In the opening days of the 2001 war in Afghanistan, it was cash (in the form of hundred dollar bills) that made the big difference. Afghan warlords could see only a few Special Forces troopers and CIA field agents, and that didnt impress them much. Then they were offered cash, up to a few hundred thousand dollars worth (depending on how many gunmen the warlord commanded). That was an offer Afghan warlords could understand. Some of them had made cash deals with the Taliban, and a few had even allowed themselves to be bought off by the Russians during the 1980s.
Bribery is not unknown in the United States, but it is far more prevalent in those parts of the world where the war on terror is being fought. Saddam Hussein would regularly bribe those he could not terrorize or destroy. Al Qaeda understands the value of cash as a weapon. When Taliban control of Afghanistan evaporated in late 2001, it was cash, more than bullets, that got many al Qaeda leaders safely out of the country. Recently, the Pakistani army, after months of fighting tribes who were sheltering al Qaeda members, found a million dollars paid to tribal chiefs got them the cooperation that firepower alone was unable to extract. The chiefs said they needed the cash to pay al Qaeda back the bribes received to provide the terrorists sanctuary. Apparently there was a bidding war, and al Qaeda lost.

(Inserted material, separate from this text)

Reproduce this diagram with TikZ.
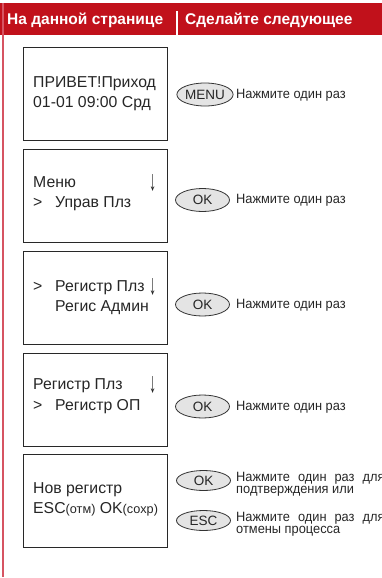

In Iraq, hundreds of ammo and weapons dumps were found. But the most useful munitions discovered was over a billion dollars in Saddams cash. Most of this was turned over to the American combat commanders, who used it to hire Iraqis for reconstruction, security and other jobs. Cash went to buy building materials, food and other items Iraqis were in need of. Many American commanders also began paying compensation to Iraqis who lost property, or lives, during American military operations. This was nothing new to Iraqis, even Saddam would sometimes pay compensation. Whoever paid it, got come cooperation in return.
The terrorists in Iraq, especially those working for the Baath Party, were largely propelled by cash. As American troops got better at catching and killing these guys, the fees they demanded went up. The foreigners coming in to join the fight against the infidels were willing to work for free. But these guys didnt know the neighborhood, spoke with a foreign accent and often had no weapons training at all. Iraqis who had previously worked for Saddams security forces were most in demand, and could earn thousands of dollars for planting bombs and shooting at Iraqis and Americans. But whenever a paymaster was caught, and the supply of cash dried up, so did the number of attacks. American troops also paid for information, and the informant networks that have been built up over the last two years have become more and more effective.
The mega-rewards for guys like bin Laden get a lot of attention, especially since the big cash offer has not worked so far. But the cash rewards have worked for many lesser people on the most-wanted list. Over a hundred million dollars in rewards has been paid out so far. The problem with the big rewards is that they are for people who are well protected. It often requires bribing or rewarding a lot of smaller fry before you can even get to the people who can give up the big guy. Then you have to negotiate. Its a tedious business. But in the end, he who has the biggest bag of cash wins.
Money is a weapon of war that is not often talked about. In the war on terror, however, cash is often a more effective weapon than those that make loud noises. In Afghanistan, Iraq and throughout the world, there are many heavily armed groups that will take cash in return for information, protection or active participation in a fight.